Synonymy: Scabiosaceae Martinov, Triplostegiaceae Airy Shaw
VALERIANACEAE Batsch Back to Dipsacales
Foetid monoterpenoids and sesquiterpenoids, valpotriates +; true tracheids ?; leaf bases often sheathing; (plant dioecious), flowers small, (polysymmetric), bracteoles +, epicalyx 0; K small, abaxial C basally spurred (or not); A (1-)3(4-5), (anthers bisporangiate - Valeriana subg. Phyllactis); pollen colpate; (G with sterile loculi well developed); K + (a pappus; reduced); testa 1-layered; (endosperm 0); n = (7-)8(9-12), chromosomes 0.7-4 µm long.

17[list]/315: Valeriana (200: perhaps para- or polyphyletic - Hidalgo et al. 2004), Valerianella (80). N. temperate, especially Mediterranean, and Andean South America (half the family) (map: from Hultén 1958; Meusel et al. 1978). [Photo - Habit, Flower, Flower.]
Evolution. Divergence & Distribution. Crown-group Valerianaceae may be 60-55 million years old (Bell & Donoghue 2005a), but diversification in the Andean paramo - ca 1/7 of the family - happened less than 5 million years ago (Bell & Donoghue 2005b).
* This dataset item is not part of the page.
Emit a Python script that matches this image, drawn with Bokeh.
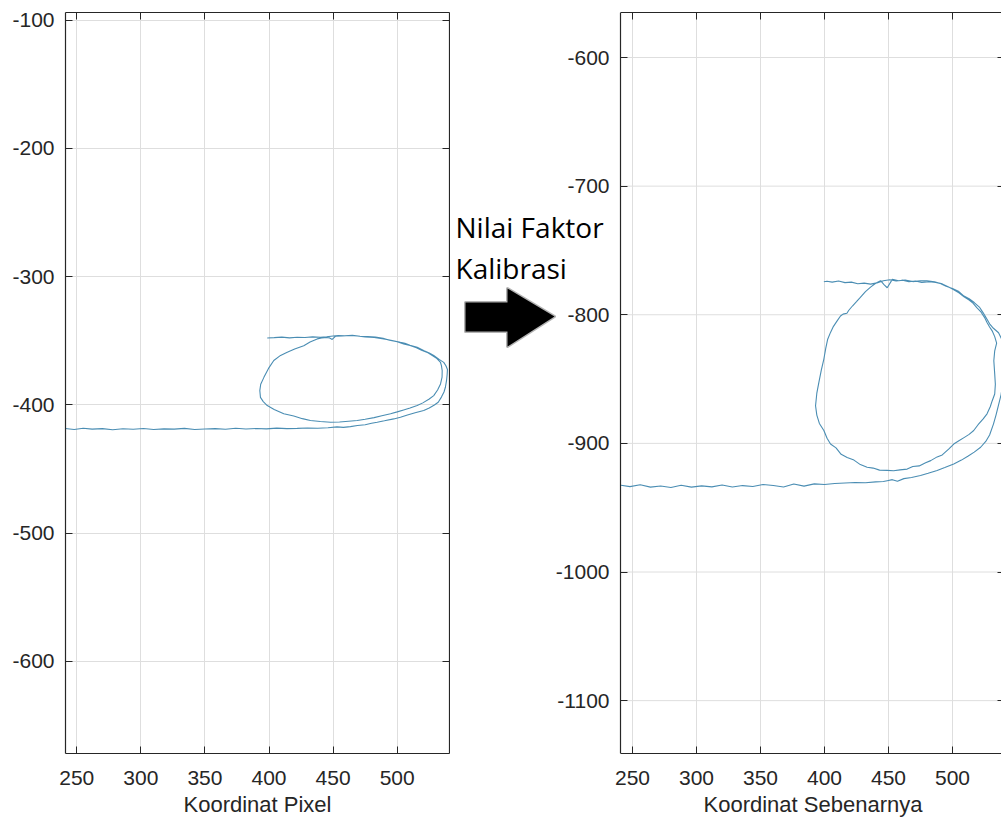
from bokeh.plotting import figure
from bokeh.layouts import row
from bokeh.models import Range1d, LinearAxis, FixedTicker, Label, PolyAnnotation, Title
from bokeh.embed import file_html
from bokeh.resources import INLINE

# ---------------- data ----------------
x_ticks = [250, 300, 350, 400, 450, 500]
y_ticks_pixel = [-100, -200, -300, -400, -500, -600]
y_ticks_real = [-600, -700, -800, -900, -1000, -1100]
y_labels_pixel = ["-100", "-200", "-300", "-400", "-500", "-600"]
y_labels_real = ["-600", "-700", "-800", "-900", "-1000", "-1100"]
x_label_pixel = "Koordinat Pixel"
x_label_real = "Koordinat Sebenarnya"
note_lines = ["Nilai Faktor", "Kalibrasi"]

# trajectory in pixel coordinates (left panel)
pix_x = [241, 248, 255, 262, 270, 278, 286, 294, 302, 310, 318, 326, 334, 342, 350, 358, 366, 374,
         382, 390, 398, 406, 414, 422, 430, 438, 446,
         453, 458, 463.5, 469, 475, 480, 484.4, 490, 497.3, 502.5, 508, 514, 520.7, 525, 529, 532,
         534.5, 536.5, 537.6, 538.5, 539, 539.2, 538, 536.3, 533, 528.5, 525, 521, 515.6, 510, 506,
         502.5, 496, 489.5, 482, 475, 469, 463.5, 457, 452, 449.3, 447, 445.4,
         441, 437.6, 432, 427.1, 420, 414.2, 409, 403.7, 400, 396, 393.5, 392.8, 393.3, 395.5, 398.6,
         404, 411.5, 419.3, 426, 432.3, 440, 448, 455, 462, 468.8, 475, 482, 488, 494.8, 500, 505, 510,
         515.6, 520, 525, 528.5, 531.5, 533.8, 535, 535.1, 534.5, 533.8, 531, 528, 524, 519, 515, 510,
         505, 500, 494, 489, 483, 477, 471, 465, 459, 454, 450, 445,
         440, 434, 428, 422, 416, 410, 404, 398.6]
pix_y = [-418.5, -419.2, -418.3, -419.0, -418.6, -419.4, -418.7, -419.1, -418.5, -419.3, -418.8, -419.0,
         -418.4, -419.2, -418.9, -418.6, -419.1, -418.3, -418.9, -418.5, -418.8, -418.2, -418.6, -418.4,
         -418.1, -418.3, -417.9,
         -417.2, -417.6, -417.0, -416.2, -415.5, -414.4, -413.6, -412.5, -411.0, -409.7, -408.0, -406.2,
         -404.5, -402.5, -400.2, -398.0, -394.0, -390.0, -386.3, -381.0, -376.0, -372.5, -369.5, -366.9,
         -364.8, -361.6, -359.6, -357.8, -355.2, -353.5, -352.0, -351.3, -349.8, -348.6, -347.5, -347.0,
         -346.4, -346.0, -346.3, -346.5, -349.0, -347.8, -347.4,
         -347.9, -348.6, -351.0, -353.9, -356.5, -359.0, -361.5, -365.5, -371.0, -378.6, -384.0, -388.9,
         -394.2, -397.5, -400.6, -403.6, -407.0, -408.8, -410.8, -412.3, -413.0, -413.6, -413.4, -412.8,
         -412.3, -411.3, -410.0, -408.6, -407.0, -405.5, -404.0, -402.5, -400.6, -398.5, -395.5, -392.8,
         -388.5, -383.7, -378.5, -373.3, -369.5, -367.0, -364.0, -362.0, -359.5, -357.5, -355.5, -353.8,
         -352.5, -350.8, -349.7, -348.2, -347.2, -346.8, -346.5, -345.8, -346.2, -346.0, -346.4, -346.9,
         -347.3, -347.0, -347.5, -347.3, -347.8, -347.2, -347.6, -347.9]

# trajectory in real coordinates (right panel)
real_x = [241, 248, 256, 264, 272, 280, 288, 296, 304, 312, 320, 328, 336, 344, 352, 360, 368, 376,
          384, 392, 400, 408, 416, 424, 432, 440, 446,
          449, 453, 457, 462, 468, 475, 481, 488, 494, 501, 507, 512, 517, 522, 526, 529, 532, 534,
          536, 538, 539.5, 540.5, 540, 538.5, 536, 532, 529, 527, 524, 521, 517, 513, 509, 505, 500,
          495, 490, 486, 480, 475, 469, 463, 458, 453, 449, 446.5, 443.8,
          440, 436, 432, 428, 425, 422, 419, 417.5, 414.5, 412.5, 410, 407, 404.7, 402.5, 401, 399.5,
          397.5, 395.6, 394, 393, 394, 396, 399.5, 402, 404.7, 409, 413, 417.7, 423, 428, 433.3, 438,
          443, 449, 454, 459, 464.6, 469, 474, 479, 483, 488, 492, 497, 501, 505, 509, 513, 516.6, 520,
          524, 527, 529.5, 531, 533, 533.5, 533, 532.3, 533, 534.5, 533, 531, 529, 527, 525, 522, 519,
          516, 513, 509, 505, 501, 497, 492, 487, 482, 476, 471, 466, 461, 456, 451, 446,
          441, 436, 431, 426, 421, 416, 411, 406, 402, 399.5]
real_y = [-932.5, -933.6, -932.2, -934.0, -933.1, -934.3, -932.6, -934.0, -933.0, -933.8, -932.4, -933.9,
          -932.8, -933.5, -932.0, -932.8, -933.9, -931.6, -933.2, -931.5, -932.0, -931.2, -930.8, -930.4,
          -930.6, -929.9, -929.6,
          -929.0, -928.2, -929.5, -927.4, -926.5, -925.0, -923.2, -921.0, -918.8, -916.0, -913.0, -910.0,
          -906.8, -903.0, -898.5, -893.5, -885.0, -878.0, -870.0, -862.0, -852.0, -840.0, -828.0, -819.0,
          -814.0, -810.5, -807.0, -803.5, -798.5, -794.0, -790.5, -787.5, -785.5, -782.0, -779.5, -777.8,
          -775.5, -774.4, -773.6, -773.5, -774.2, -773.0, -773.6, -772.5, -779.0, -776.5, -773.5,
          -775.5, -778.5, -782.0, -786.5, -789.8, -793.0, -796.5, -798.8, -799.5, -801.0, -804.6, -809.0,
          -813.7, -819.0, -826.0, -834.4, -843.0, -852.6, -861.0, -870.7, -878.0, -884.5, -890.0, -896.0,
          -900.5, -903.5, -908.5, -911.0, -913.0, -916.5, -918.6, -919.2, -920.8, -921.0, -921.3, -920.6,
          -920.0, -918.0, -917.5, -915.0, -913.4, -910.5, -909.0, -904.5, -900.5, -898.0, -895.5, -893.0,
          -890.0, -885.5, -881.0, -877.0, -871.5, -867.0, -861.6, -854.0, -846.0, -835.7, -828.0, -822.0,
          -817.0, -812.5, -809.5, -806.0, -802.0, -797.5, -794.5, -791.0, -788.5, -786.0, -783.0, -780.5,
          -778.5, -776.0, -774.8, -774.2, -774.8, -773.8, -774.3, -773.2, -773.8, -772.8, -773.6,
          -775.2, -776.2, -775.4, -775.9, -774.6, -775.0, -773.8, -774.6, -774.0, -774.3]

# ---------------- styling ----------------
LINE_COLOR = "#4a8db3"
AXIS_COLOR = "#262626"
GRID_COLOR = "#dedede"
FONT = "Liberation Sans"
FS = "21px"
FS_LABEL = "22px"

H = 820
FRAME_TOP, FRAME_BOTTOM = 12, 753

# left panel: frame x 65..449
X1 = (241.2, 540.8)
Y1 = (-671.9, -94.1)
# right panel: axes box x 620..1004 (past the page edge); figure frame starts at 450 (room for the note)
X2A, X2E = 240.6, 538.3
Y2 = (-1141.1, -565.0)
P2_LEFT, P2_AXIS, P2_RIGHT, P2_BOX_RIGHT = 450, 620, 1001, 1004
SX2 = (P2_RIGHT - P2_AXIS) / (X2E - X2A)
X2 = (X2A - (P2_AXIS - P2_LEFT) / SX2, X2E)
TITLE2_LEFT = 703   # left edge of the right panel's x-axis title (page px)


def style_axis(ax, ticks, labels=None):
    ax.ticker = FixedTicker(ticks=ticks)
    ax.major_tick_in = 7
    ax.major_tick_out = 0
    ax.minor_tick_in = 0
    ax.minor_tick_out = 0
    ax.axis_line_color = AXIS_COLOR
    ax.axis_line_width = 1.2
    ax.major_tick_line_color = AXIS_COLOR
    ax.major_label_text_font = FONT
    ax.major_label_text_font_size = FS
    ax.major_label_text_color = AXIS_COLOR
    if labels is not None:
        ax.major_label_overrides = {t: s for t, s in zip(ticks, labels)}


def mirror_axis(p, place, ticks, bounds=None, fixed=None):
    ax = LinearAxis(ticker=FixedTicker(ticks=ticks), major_tick_in=7, major_tick_out=0,
                    minor_tick_in=0, minor_tick_out=0, major_label_text_font_size="1px",
                    major_label_text_color=None, major_label_standoff=0,
                    axis_line_color=AXIS_COLOR, axis_line_width=1.2,
                    major_tick_line_color=AXIS_COLOR)
    if bounds is not None:
        ax.bounds = bounds
    if fixed is not None:
        ax.fixed_location = fixed
    p.add_layout(ax, place)


def base_fig(width, left_b, right_b, xr, yr):
    p = figure(width=width, height=H, output_backend="svg", toolbar_location=None,
               x_range=Range1d(*xr), y_range=Range1d(*yr),
               min_border_left=left_b, min_border_right=right_b,
               min_border_top=FRAME_TOP, min_border_bottom=H - FRAME_BOTTOM)
    p.outline_line_color = None
    p.background_fill_color = "white"
    p.border_fill_color = "white"
    p.grid.grid_line_color = GRID_COLOR
    p.grid.grid_line_width = 1
    p.xgrid.ticker = FixedTicker(ticks=x_ticks)
    return p


# ---- left panel ----
p1 = base_fig(450, 65, 1, X1, Y1)
style_axis(p1.xaxis[0], x_ticks)
style_axis(p1.yaxis[0], y_ticks_pixel, y_labels_pixel)
p1.yaxis.major_label_standoff = 11
p1.xaxis.major_label_standoff = 17
p1.xaxis.axis_label = x_label_pixel
p1.xaxis.axis_label_text_font = FONT
p1.xaxis.axis_label_text_font_size = FS_LABEL
p1.xaxis.axis_label_text_font_style = "normal"
p1.xaxis.axis_label_text_color = AXIS_COLOR
p1.xaxis.axis_label_standoff = 4
p1.ygrid.ticker = FixedTicker(ticks=y_ticks_pixel)
mirror_axis(p1, "above", x_ticks)
mirror_axis(p1, "right", y_ticks_pixel)
p1.line(pix_x, pix_y, line_color=LINE_COLOR, line_width=1.1)

# ---- right panel ----
p2 = base_fig(551, 0, 0, X2, Y2)
style_axis(p2.xaxis[0], x_ticks)
p2.xaxis.bounds = (X2A, X2E)
p2.xaxis.major_label_standoff = 17
style_axis(p2.yaxis[0], y_ticks_real, y_labels_real)
p2.yaxis.fixed_location = X2A
p2.yaxis.major_label_standoff = 11
p2.ygrid.visible = False
p2.segment(x0=[X2A] * len(y_ticks_real), x1=[X2E] * len(y_ticks_real),
           y0=y_ticks_real, y1=y_ticks_real, line_color=GRID_COLOR, line_width=1, level="underlay")
mirror_axis(p2, "above", x_ticks, bounds=(X2A, X2E))
mirror_axis(p2, "right", y_ticks_real, fixed=X2E + (P2_BOX_RIGHT - P2_RIGHT) / SX2)
p2.line(real_x, real_y, line_color=LINE_COLOR, line_width=1.1)

# x-axis title of the right panel, placed under its axes box
p2.add_layout(Title(text=x_label_real, align="left", offset=TITLE2_LEFT - P2_LEFT,
                    text_font=FONT, text_font_size=FS_LABEL, text_font_style="normal",
                    text_color=AXIS_COLOR, standoff=4), "below")


# page pixel -> right-panel data coordinates
def px2(px):
    return X2[0] + (px - P2_LEFT) / SX2


def py2(py):
    return Y2[1] - (py - FRAME_TOP) / (FRAME_BOTTOM - FRAME_TOP) * (Y2[1] - Y2[0])


for txt, base in zip(note_lines, [226, 267]):
    p2.add_layout(Label(x=px2(455), y=py2(base), x_units="data", y_units="data", text=txt,
                        text_font="Open Sans", text_font_size="28px", text_color="black",
                        text_align="left", text_baseline="alphabetic"))

arrow_px = [465, 507, 507, 554, 507, 507, 465]
arrow_py = [302, 302, 288, 316, 346, 331, 331]
p2.add_layout(PolyAnnotation(xs=[px2(v) for v in arrow_px], ys=[py2(v) for v in arrow_py],
                             xs_units="data", ys_units="data",
                             fill_color="black", fill_alpha=1.0,
                             line_color="black", line_width=3, line_join="round"))

layout = row(p1, p2)
open("out.html", "w").write(file_html(layout, INLINE))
Seed Dispersal. For fruit and seed evolution, see Jacobs et al. (2010a: Nardostachys not included). The fruits are very variable in their morphology, and dispersal is by a variety of mechanisms.
Chemistry, Morphology, etc. Valepotriates are triesters of route I secoiridoids; for their distribution - they are also found in Nardostachys and Triplostegia - see Backlund and Moritz (1998).
The calyx in Patrinia and in particular Nardostachys is well-developed. Evident sterile loculi, a well developed calyx, an androecium with either four or five stamens, presence of endosperm, etc., are likely to be plesiomorphic in the family. The corolla tube of Centranthus is divided vertically into two by a septum. The extra "bracteole" of Patrinia may be an interpolated structure that develops into a fruit wing (Hoffmann & Göttmann 1990).
For ovule morphology (no vascular tissue?), see Guignard (1893), and for general morphology, see Eriksen (1989).
Phylogeny. Patrinia may be sister to the rest of the family (Pyck 2002), Nardostachys sister to the remaining taxa (Bell 2004; Bell & Donoghue 2005b: both with very strong support), or the two together form a well-supported clade sister to other Valerianaceae (Hidalgo et al. 2004); the former topology is more likely. Valeriana celtica, Valerianella and Centranthus may be successively sister to Valeriana (Bell & Donoghue 2005b, for which see for further details). For other phylogenies of the family, see Bell (2004) and Hidalgo et al. (2004).